Midwives’ accessibility stretches to general care as well. “Midwives focus on preventative care and do a lot of education with their clients,” explains Dehaven. A midwife spends an average of one full hour with a birthing parent during a prenatal checkup. During this visit, the midwife and client will talk about everything—stress, diet, relationships, and emotional history. A midwife’s assessments and recommendations are made not from a routine checklist but from a deep understanding of the individual parent.
This level of care continues into labor, birth, postpartum care, and beyond. Home-birth midwives will visit the family several times after birth to assess postpartum health, weigh the baby, and provide breastfeeding assistance. Also, Dehaven notes, “Midwives offer continuity of care until six weeks postpartum and help [new parents] establish lactation.” And, although clinic and birth center midwives don’t necessarily visit the home, they do follow the spirit of the midwifery tradition as well.
Finally, while there are no guarantees, Dehaven explains that pregnancy outcomes are often better with the use of a midwife. “Midwifery serves to reduce the likelihood that you’ll need a cesarean or that you’ll have substantial tearing,” she says, and “midwives have been shown to reduce neonatal and maternal mortality and morbidities, and to statistically reduce negative perinatal outcomes associated with a historic increase in interventions in today’s maternity care.”
What if There Are Complications?
There are certainly plenty of good reasons birthing parents may opt to deliver with a midwife, but parents need to understand the limits to the care they will receive. A midwife is medically minded when they need to be and carries standard birth equipment, including IV and suturing supplies. However, if complications arise during labor or delivery, a midwife will step aside and let an OB take over. Specifically, midwives are not able to perform a cesarean, so an OB will need to intervene should you require a C-section.
This risk is relatively low, though, and midwives are well-trained and prepared for these situations, so even if they arise, you’re still in very good hands. “Hiring a midwife doesn’t guarantee you the birth you want, but it does give you a better shot at achieving what you want while being treated as a participant in your care [as] you navigate the rite of passage of becoming a parent,” says Dehaven.

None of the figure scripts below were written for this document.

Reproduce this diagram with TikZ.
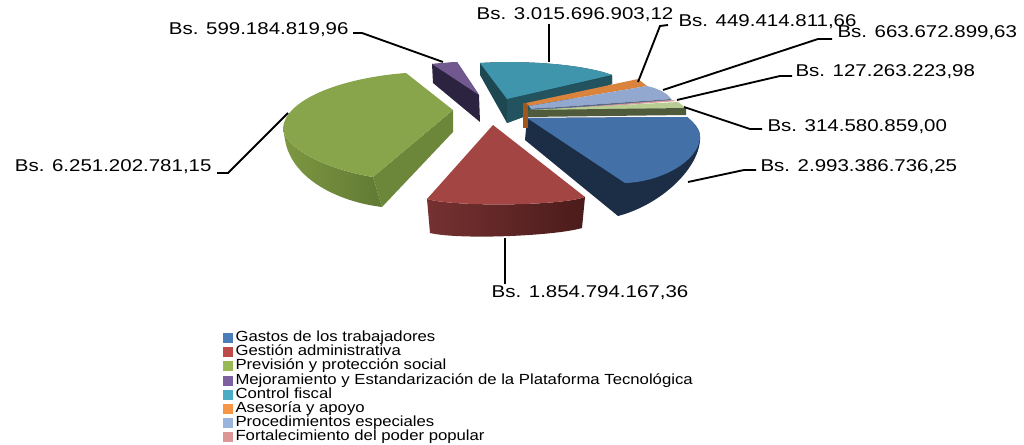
\documentclass[tikz,border=0pt]{standalone}
\usepackage{fontspec}
\newfontfamily\chartfont[FakeStretch=1.2]{Liberation Sans}
\newfontfamily\keyfont[FakeStretch=1.14]{Liberation Sans}

\definecolor{gasTop}{RGB}{68,112,168}
\definecolor{gasSide}{RGB}{28,45,70}
\definecolor{gasKey}{RGB}{74,126,187}
\definecolor{gesTop}{RGB}{163,69,66}
\definecolor{gesSideL}{RGB}{118,49,49}
\definecolor{gesSideR}{RGB}{75,27,27}
\definecolor{gesKey}{RGB}{190,75,72}
\definecolor{prvTop}{RGB}{137,165,76}
\definecolor{prvSideL}{RGB}{125,151,66}
\definecolor{prvSideR}{RGB}{97,122,52}
\definecolor{prvRad}{RGB}{108,134,58}
\definecolor{prvKey}{RGB}{152,185,84}
\definecolor{mejTop}{RGB}{113,88,143}
\definecolor{mejSide}{RGB}{44,35,64}
\definecolor{mejKey}{RGB}{125,96,160}
\definecolor{ctlTop}{RGB}{63,150,172}
\definecolor{ctlSide}{RGB}{29,72,82}
\definecolor{ctlFront}{RGB}{34,83,95}
\definecolor{ctlKey}{RGB}{75,172,198}
\definecolor{asbTop}{RGB}{218,131,60}
\definecolor{asbSide}{RGB}{160,86,28}
\definecolor{asbKey}{RGB}{247,150,70}
\definecolor{proTop}{RGB}{147,168,207}
\definecolor{proSide}{RGB}{91,107,140}
\definecolor{proKey}{RGB}{155,180,220}
\definecolor{forTop}{RGB}{212,154,152}
\definecolor{forKey}{RGB}{220,150,150}
\definecolor{ftzTop}{RGB}{184,204,148}
\definecolor{ftzSide}{RGB}{79,91,59}

\tikzset{every picture/.style={line width=0.75pt}}
\tikzset{
  leader/.style={draw={rgb, 255:red, 0; green, 0; blue, 0 }, line width=1.4pt},
  vallabel/.style={inner sep=0.75pt, font=\chartfont\fontsize{12.8}{14}\selectfont},
  legtext/.style={anchor=west, inner sep=0pt, text height=7.4pt, text depth=2pt, font=\keyfont\fontsize{11}{12}\selectfont},
  legbox/.style={draw=none, minimum size=7.5pt, inner sep=0pt},
}

\begin{document}
\begin{tikzpicture}[x=0.75pt,y=0.75pt,yscale=-1,xscale=1]
\useasboundingbox (0,0) rectangle (1024,445);

%Shape: Slice Mejoramiento [id:purple]
\draw  [draw opacity=0][fill=mejSide] (432,64) -- (457,62) -- (479,95) -- (480,122) -- (433,83) -- cycle ;
\draw  [draw opacity=0][fill=mejTop] (432,64) -- (457,62) -- (479,95) -- cycle ;
%Shape: Slice Control fiscal [id:teal]
\draw  [draw opacity=0][fill=ctlSide] (480,63) .. controls (530,60) and (585,65) .. (612,75) -- (612,84) -- (507,123) -- (480,75) -- cycle ;
\draw  [draw opacity=0][fill=ctlFront] (507,99) -- (612,76) -- (612,84) -- (507,123) -- cycle ;
\draw  [draw opacity=0][fill=ctlTop] (480,63) .. controls (530,60) and (585,65) .. (612,75) -- (507,99) -- cycle ;
%Shape: Slice Gastos [id:blue]
\draw  [draw opacity=0][fill=gasSide] (527,118) -- (687,117) .. controls (697,125) and (701,132) .. (700,140) .. controls (698,170) and (660,205) .. (618,216) -- (525,140) -- cycle ;
\draw  [draw opacity=0][fill=gasTop] (527,118) -- (687,117) .. controls (697,125) and (701,132) .. (700,138) .. controls (698,162) and (660,182) .. (625,183) -- cycle ;
%Shape: small slices [id:thin]
\draw  [draw opacity=0][fill=asbSide] (523,103) -- (528,103) -- (528,128) -- (523,128) -- cycle ;
\draw  [draw opacity=0][fill=asbTop] (526,103) -- (638,79) -- (647,86) -- (529,106) -- cycle ;
\draw  [draw opacity=0][fill=proTop] (529,106) -- (647,86) .. controls (660,89) and (668,94) .. (671,99) -- (531,109) -- cycle ;
\draw  [draw opacity=0][fill=proSide] (531,109) -- (671,99) -- (672,101) -- (531,111) -- cycle ;
\draw  [draw opacity=0][fill=forTop] (531,111) -- (672,100) -- (677,101) -- (531,112) -- cycle ;
\draw  [draw opacity=0][fill=ftzTop] (530,110) -- (678,102) -- (686,108) -- (528,111) -- cycle ;
\draw  [draw opacity=0][fill=ftzSide] (528,110) -- (686,108) -- (686,115) -- (528,117) -- cycle ;
%Shape: Slice Prevision [id:green]
\draw  [draw opacity=0][left color=prvSideL, right color=prvSideR] (283,128) .. controls (285,150) and (330,170) .. (373,177) -- (382,207) .. controls (340,202) and (292,180) .. (285,140) -- cycle ;
\draw  [draw opacity=0][fill=prvRad] (453,110) -- (453,132) -- (382,207) -- (373,177) -- cycle ;
\draw  [draw opacity=0][fill=prvTop] (406,73) -- (453,110) -- (373,177) .. controls (330,170) and (285,150) .. (283,128) .. controls (285,100) and (340,78) .. (406,73) -- cycle ;
%Shape: Slice Gestion [id:red]
\draw  [draw opacity=0][left color=gesSideL, right color=gesSideR] (427,199) .. controls (455,207) and (560,206) .. (585,197) -- (582,228) .. controls (555,236) and (460,240) .. (430,233) -- cycle ;
\draw  [draw opacity=0][fill=gesTop] (493,125) -- (585,197) .. controls (560,206) and (455,207) .. (427,199) -- cycle ;

% Leader points
\coordinate (p599) at (443,62);
\coordinate (p6251) at (288,113);
\coordinate (p3015) at (549,62);
\coordinate (p449) at (638,82);
\coordinate (p663) at (663,90);
\coordinate (p127) at (677,100);
\coordinate (p314) at (684,107);
\coordinate (p2993) at (688,182);
\coordinate (p1854) at (505,238);

% Text Node
\draw (350,30) node (l599) [vallabel, anchor=east] {Bs. 599.184.819,96};
% Text Node
\draw (213,167) node (l6251) [vallabel, anchor=east] {Bs. 6.251.202.781,15};
% Text Node
\draw (575,15) node (l3015) [vallabel] {Bs. 3.015.696.903,12};
% Text Node
\draw (677,22) node (l449) [vallabel, anchor=west] {Bs. 449.414.811,66};
% Text Node
\draw (836,33) node (l663) [vallabel, anchor=west] {Bs. 663.672.899,63};
% Text Node
\draw (794,72) node (l127) [vallabel, anchor=west] {Bs. 127.263.223,98};
% Text Node
\draw (766,127) node (l314) [vallabel, anchor=west] {Bs. 314.580.859,00};
% Text Node
\draw (759,167) node (l2993) [vallabel, anchor=west] {Bs. 2.993.386.736,25};
% Text Node
\draw (590,293) node (l1854) [vallabel] {Bs. 1.854.794.167,36};

%Straight Lines [id:leaders]
\draw [leader] (l599.east) ++(3,3) -- ++(9,0) -- (p599) ;
\draw [leader] (l6251.east) ++(4,6) -- ++(11,0) -- (p6251) ;
\draw [leader] (l3015.south -| p3015) -- (p3015) ;
\draw [leader] (l449.west) ++(-9,3) -- ++(-8,1) -- (p449) ;
\draw [leader] (l663.west) ++(-4,6) -- ++(-14,0) -- (p663) ;
\draw [leader] (l127.west) ++(-2,4) -- ++(-12,0) -- (p127) ;
\draw [leader] (l314.west) ++(-4,2) -- ++(-12,0) -- (p314) ;
\draw [leader] (l2993.west) ++(-3,3) -- ++(-12,0) -- (p2993) ;
\draw [leader] (l1854.north -| p1854) -- (p1854) ;

% Legend
\draw (228,338) node (kGas) [legbox, fill=gasKey] {};
\draw (235,338) node (tGas) [legtext] {Gastos de los trabajadores};
\draw (228,352) node (kGes) [legbox, fill=gesKey] {};
\draw (235,352) node (tGes) [legtext] {Gestión administrativa};
\draw (228,366) node (kPrv) [legbox, fill=prvKey] {};
\draw (235,366) node (tPrv) [legtext] {Previsión y protección social};
\draw (228,381) node (kMej) [legbox, fill=mejKey] {};
\draw (235,381) node (tMej) [legtext] {Mejoramiento y Estandarización de la Plataforma Tecnológica};
\draw (228,395) node (kCtl) [legbox, fill=ctlKey] {};
\draw (235,395) node (tCtl) [legtext] {Control fiscal};
\draw (228,409) node (kAsb) [legbox, fill=asbKey] {};
\draw (235,409) node (tAsb) [legtext] {Asesoría y apoyo};
\draw (228,423) node (kPro) [legbox, fill=proKey] {};
\draw (235,423) node (tPro) [legtext] {Procedimientos especiales};
\draw (228,437) node (kFor) [legbox, fill=forKey] {};
\draw (235,437) node (tFor) [legtext] {Fortalecimiento del poder popular};

\end{tikzpicture}
\end{document}
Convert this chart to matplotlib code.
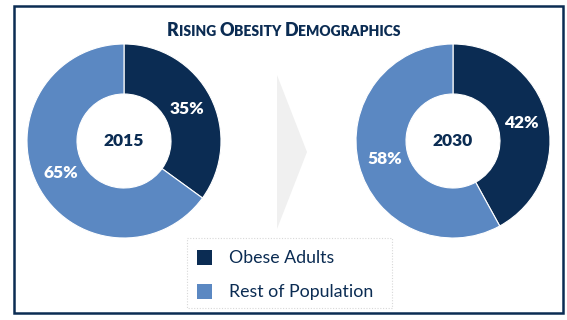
import matplotlib
matplotlib.use("Agg")
import matplotlib.pyplot as plt
from matplotlib.patches import Rectangle, Polygon
from matplotlib.offsetbox import TextArea, HPacker, AnchoredOffsetbox

plt.rcParams['font.family'] = ['Lato', 'DejaVu Sans']

title = "Rising Obesity Demographics"
years = ["2015", "2030"]
categories = ["Obese Adults", "Rest of Population"]
obese = [35, 42]
rest = [65, 58]

DARK = "#0b2c53"
LIGHT = "#5b88c2"

fig = plt.figure(figsize=(5.67, 3.2), dpi=100)
ax = fig.add_axes([0, 0, 1, 1])
ax.set_xlim(0, 567)
ax.set_ylim(320, 0)
ax.axis('off')

# frame
ax.add_patch(Rectangle((14, 6), 549, 307, fill=False, ec=DARK, lw=1.8))

# arrow chevron
ax.add_patch(Polygon([(277, 75), (307, 152), (277, 229)], closed=True,
                     fc="#f0f0f0", ec="none"))

centers = [(124, 141), (453, 141)]
R = 97
for i, (cx, cy) in enumerate(centers):
    vals = [obese[i], rest[i]]
    wedges, texts, autotexts = ax.pie(
        vals, colors=[DARK, LIGHT], startangle=-90, counterclock=True,
        center=(cx, cy), radius=R, autopct='%d%%', pctdistance=0.73,
        wedgeprops=dict(width=50, edgecolor='white', linewidth=0.8),
        textprops=dict(color='white', fontsize=12.5, fontweight='heavy'))
    ax.text(cx, cy, years[i], ha='center', va='center', fontsize=12.5,
            fontweight='heavy', color=DARK)

ax.set_xlim(0, 567)
ax.set_ylim(320, 0)
ax.set_aspect('auto')

# title in small caps
parts = []
for word_i, word in enumerate(title.upper().split()):
    if word_i > 0:
        parts.append(TextArea(" ", textprops=dict(fontsize=10, fontweight='heavy', color=DARK)))
    parts.append(TextArea(word[0], textprops=dict(fontsize=13, fontweight='heavy', color=DARK)))
    parts.append(TextArea(word[1:], textprops=dict(fontsize=10, fontweight='heavy', color=DARK)))
box = HPacker(children=parts, align="baseline", pad=0, sep=0)
ab = AnchoredOffsetbox(loc='center', child=box, frameon=False,
                       bbox_to_anchor=(284 / 567, 1 - 30 / 320),
                       bbox_transform=fig.transFigure, pad=0, borderpad=0)
ax.add_artist(ab)

# legend box
ax.add_patch(Rectangle((187, 238), 205, 70, fill=False, ec="#d8d8d8", lw=0.8,
                       ls=(0, (1, 1.5))))
leg_cols = [DARK, LIGHT]
for j, cat in enumerate(categories):
    y = 258 + j * 34
    ax.add_patch(Rectangle((197, y - 8), 15, 15, fc=leg_cols[j], ec='none'))
    ax.text(229, y, cat, ha='left', va='center', fontsize=12.8, color=DARK)

fig.savefig("out.png", dpi=100)
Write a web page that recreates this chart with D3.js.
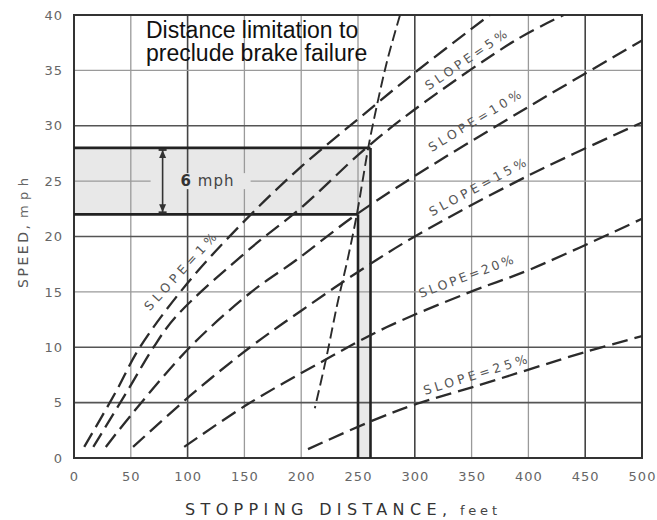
<!DOCTYPE html>
<html>
<head>
<meta charset="utf-8">
<script src="https://cdn.jsdelivr.net/npm/d3@7"></script>
<style>
  body { margin: 0; background: #fff; }
  svg { display: block; }
</style>
</head>
<body>
<script>
// chart values
var xTicks = [0, 50, 100, 150, 200, 250, 300, 350, 400, 450, 500];
var yTicks = [0, 5, 10, 15, 20, 25, 30, 35, 40];

var slopeNames = ["1%", "5%", "10%", "15%", "20%", "25%"];

// stopping distance (ft), speed (mph) pairs for each slope curve
var slope1  = [[9, 1], [37, 6], [58, 10], [100, 15.8], [151, 21.5], [200, 26.3], [250, 30.6], [300, 34.8], [366, 40]];
var slope5  = [[17, 1], [49, 6.4], [70, 10], [90, 12.8], [155, 18.9], [200, 22.6], [255, 27.8], [299, 31.4], [390, 37.8], [431, 40]];
var slope10 = [[28, 1], [52, 4.1], [102, 10], [155, 14.9], [196, 17.9], [246, 21.8], [299, 25.4], [400, 31.7], [500, 37.7]];
var slope15 = [[52, 1], [102, 5.6], [155, 10], [200, 13.3], [250, 16.8], [300, 20], [400, 25.5], [500, 30.3]];
var slope20 = [[97, 1], [152, 4.8], [220, 8.8], [275, 11.8], [349, 15], [401, 17], [500, 21.6]];
var slope25 = [[206, 0.8], [261, 3.3], [302, 4.9], [351, 6.4], [451, 9.6], [500, 11]];
var curves = [slope1, slope5, slope10, slope15, slope20, slope25];

// distance limitation line
var limitLine = [[287, 40], [276, 36], [267, 32], [259, 28], [254, 25], [249, 22], [241, 18], [232, 14], [222, 9], [212, 4.5]];

// shaded 6 mph band and distance band
var speedBand = [22, 28];
var distBand = [250, 261];
var arrowDist = 78;

var svgWidth = 657;
var svgHeight = 520;

var svg = d3.select("body")
  .append("svg")
  .attr("width", svgWidth)
  .attr("height", svgHeight);

svg.append("rect")
  .attr("width", svgWidth)
  .attr("height", svgHeight)
  .attr("fill", "#fff");

var x = d3.scaleLinear().domain([0, 500]).range([74, 642]);
var y = d3.scaleLinear().domain([0, 40]).range([458, 15]);

svg.append("clipPath").attr("id", "plot")
  .append("rect")
  .attr("x", x(0)).attr("y", y(40))
  .attr("width", x(500) - x(0)).attr("height", y(0) - y(40));

// shaded areas
var shade = [
  [0, speedBand[0]], [0, speedBand[1]], [distBand[1], speedBand[1]],
  [distBand[1], 0], [distBand[0], 0], [distBand[0], speedBand[0]]
];
svg.append("path")
  .attr("d", d3.line().x(function(d) { return x(d[0]); }).y(function(d) { return y(d[1]); })(shade) + "Z")
  .attr("fill", "#e8e8e8");

// grid
var heavyX = [100, 300, 450];
var heavyY = [5, 10, 20, 30];

svg.append("g").selectAll("line")
  .data(xTicks.slice(1, -1))
  .enter().append("line")
  .attr("x1", function(d) { return x(d); })
  .attr("x2", function(d) { return x(d); })
  .attr("y1", y(0)).attr("y2", y(40))
  .attr("stroke", function(d) { return heavyX.indexOf(d) >= 0 ? "#444" : "#9a9a9a"; })
  .attr("stroke-width", function(d) { return heavyX.indexOf(d) >= 0 ? 1.6 : 1.3; });

svg.append("g").selectAll("line")
  .data(yTicks.slice(1, -1))
  .enter().append("line")
  .attr("y1", function(d) { return y(d); })
  .attr("y2", function(d) { return y(d); })
  .attr("x1", x(0)).attr("x2", x(500))
  .attr("stroke", function(d) { return heavyY.indexOf(d) >= 0 ? "#555" : "#9a9a9a"; })
  .attr("stroke-width", function(d) { return heavyY.indexOf(d) >= 0 ? 1.6 : 1.3; });

// frame
svg.append("rect")
  .attr("x", x(0)).attr("y", y(40))
  .attr("width", x(500) - x(0)).attr("height", y(0) - y(40))
  .attr("fill", "none")
  .attr("stroke", "#333")
  .attr("stroke-width", 2);

// band edges
var thick = svg.append("g").attr("stroke", "#222").attr("stroke-width", 2.6);
thick.append("line")
  .attr("x1", x(0)).attr("x2", x(distBand[1]))
  .attr("y1", y(speedBand[1])).attr("y2", y(speedBand[1]));
thick.append("line")
  .attr("x1", x(0)).attr("x2", x(distBand[0]))
  .attr("y1", y(speedBand[0])).attr("y2", y(speedBand[0]));
thick.append("line")
  .attr("x1", x(distBand[0])).attr("x2", x(distBand[0]))
  .attr("y1", y(0)).attr("y2", y(speedBand[0]));
thick.append("line")
  .attr("x1", x(distBand[1])).attr("x2", x(distBand[1]))
  .attr("y1", y(0)).attr("y2", y(speedBand[1]));

// 6 mph marker
var mid = (speedBand[0] + speedBand[1]) / 2;
svg.append("rect")
  .attr("x", x(arrowDist) - 12).attr("y", y(mid) - 8)
  .attr("width", 100).attr("height", 16)
  .attr("fill", "#e8e8e8");

var arrow = svg.append("g").attr("stroke", "#333").attr("fill", "#333");
arrow.append("line")
  .attr("x1", x(arrowDist)).attr("x2", x(arrowDist))
  .attr("y1", y(speedBand[1]) + 2).attr("y2", y(speedBand[0]) - 2)
  .attr("stroke-width", 1.6);
[speedBand[1], speedBand[0]].forEach(function(v, i) {
  var yy = y(v), s = i == 0 ? 1 : -1;
  arrow.append("line")
    .attr("x1", x(arrowDist) - 4).attr("x2", x(arrowDist) + 4)
    .attr("y1", yy + s * 2).attr("y2", yy + s * 2)
    .attr("stroke-width", 2);
  arrow.append("path")
    .attr("d", "M" + (x(arrowDist) - 3.5) + "," + (yy + s * 10) +
      "L" + x(arrowDist) + "," + (yy + s * 2) +
      "L" + (x(arrowDist) + 3.5) + "," + (yy + s * 10) + "Z")
    .attr("stroke", "none");
});

svg.append("text")
  .attr("x", x(arrowDist) + 18)
  .attr("y", y(mid) + 5)
  .attr("font-family", "DejaVu Sans")
  .attr("font-size", 15)
  .attr("fill", "#444")
  .attr("letter-spacing", 1)
  .html('<tspan font-weight="bold" fill="#333">6</tspan> mph');

// slope curves
var line = d3.line()
  .x(function(d) { return x(d[0]); })
  .y(function(d) { return y(d[1]); })
  .curve(d3.curveCatmullRom.alpha(0.5));

var plot = svg.append("g").attr("clip-path", "url(#plot)");

plot.selectAll(".slope")
  .data(curves)
  .enter().append("path")
  .attr("class", "slope")
  .attr("d", line)
  .attr("fill", "none")
  .attr("stroke", "#2b2b2b")
  .attr("stroke-width", 2.3)
  .attr("stroke-dasharray", "16,7");

plot.append("path")
  .datum(limitLine)
  .attr("d", line)
  .attr("fill", "none")
  .attr("stroke", "#2b2b2b")
  .attr("stroke-width", 1.9)
  .attr("stroke-dasharray", "11,5");

// curve labels
function speedAt(pts, d) {
  for (var i = 1; i < pts.length; i++) {
    if (d <= pts[i][0]) {
      var t = (d - pts[i - 1][0]) / (pts[i][0] - pts[i - 1][0]);
      return pts[i - 1][1] + t * (pts[i][1] - pts[i - 1][1]);
    }
  }
  return pts[pts.length - 1][1];
}

var labelFt = [102, 351, 360, 361, 350, 356];
var labelOff = [13, 12, 16, 14, 16, 11];
var labelLen = [100, 96, 106, 108, 100, 108];

curves.forEach(function(pts, i) {
  var d0 = labelFt[i];
  var x0 = x(d0), y0 = y(speedAt(pts, d0));
  var x1 = x(d0 + 12), y1 = y(speedAt(pts, d0 + 12));
  var a = Math.atan2(y1 - y0, x1 - x0);
  var px = x0 + labelOff[i] * Math.sin(a);
  var py = y0 - labelOff[i] * Math.cos(a);
  svg.append("text")
    .attr("transform", "translate(" + px + "," + py + ") rotate(" + (a * 180 / Math.PI) + ")")
    .attr("text-anchor", "middle")
    .attr("dy", "0.35em")
    .attr("font-family", "DejaVu Sans")
    .attr("font-size", 12.5)
    .attr("fill", "#555")
    .attr("textLength", labelLen[i])
    .attr("lengthAdjust", "spacing")
    .text("SLOPE=" + slopeNames[i]);
});

// axes
var xAxis = svg.append("g")
  .attr("transform", "translate(0," + y(0) + ")")
  .call(d3.axisBottom(x).tickValues(xTicks).tickSize(0).tickPadding(14));
var yAxis = svg.append("g")
  .attr("transform", "translate(" + x(0) + ",0)")
  .call(d3.axisLeft(y).tickValues(yTicks).tickSize(0).tickPadding(11));

[xAxis, yAxis].forEach(function(g) {
  g.select(".domain").remove();
  g.selectAll("text")
    .attr("font-family", "DejaVu Sans")
    .attr("font-size", 13)
    .attr("letter-spacing", 1)
    .attr("fill", "#666");
});

// axis titles
svg.append("text")
  .attr("x", 185).attr("y", 515)
  .attr("font-family", "DejaVu Sans")
  .attr("font-size", 16)
  .attr("fill", "#333")
  .attr("textLength", 262)
  .attr("lengthAdjust", "spacing")
  .text("STOPPING DISTANCE,");
svg.append("text")
  .attr("x", 460).attr("y", 515)
  .attr("font-family", "DejaVu Sans")
  .attr("font-size", 13)
  .attr("fill", "#444")
  .attr("textLength", 37)
  .attr("lengthAdjust", "spacing")
  .text("feet");

svg.append("text")
  .attr("transform", "translate(28,288) rotate(-90)")
  .attr("font-family", "DejaVu Sans")
  .attr("font-size", 14)
  .attr("fill", "#555")
  .attr("textLength", 63)
  .attr("lengthAdjust", "spacing")
  .text("SPEED,");
svg.append("text")
  .attr("transform", "translate(28,218) rotate(-90)")
  .attr("font-family", "DejaVu Sans")
  .attr("font-size", 13)
  .attr("fill", "#666")
  .attr("textLength", 40)
  .attr("lengthAdjust", "spacing")
  .text("mph");

// annotation
var note = svg.append("text")
  .attr("font-family", "Liberation Sans")
  .attr("font-size", 23)
  .attr("fill", "#111");
note.append("tspan").attr("x", 146).attr("y", 37.5).text("Distance limitation to");
note.append("tspan").attr("x", 146).attr("y", 61).text("preclude brake failure");
</script>
</body>
</html>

Usually, parents who have opted to partner with a midwife for their labors and deliveries have been happy with their results. Nicole Capehart, for example, is a mom in Albuquerque, New Mexico who gave birth twice in a hospital setting—once with an OB and once with a midwife from a midwifery clinic. She says, “I loved every bit of my experience with my midwife. I think what I loved most was that she listened. She took me seriously and took my opinions into consideration when something didn’t feel right. I wasn’t just another patient to check off her list. She empowered me to have the best birth possible.” And this outcome is the exact goal of every trained midwife.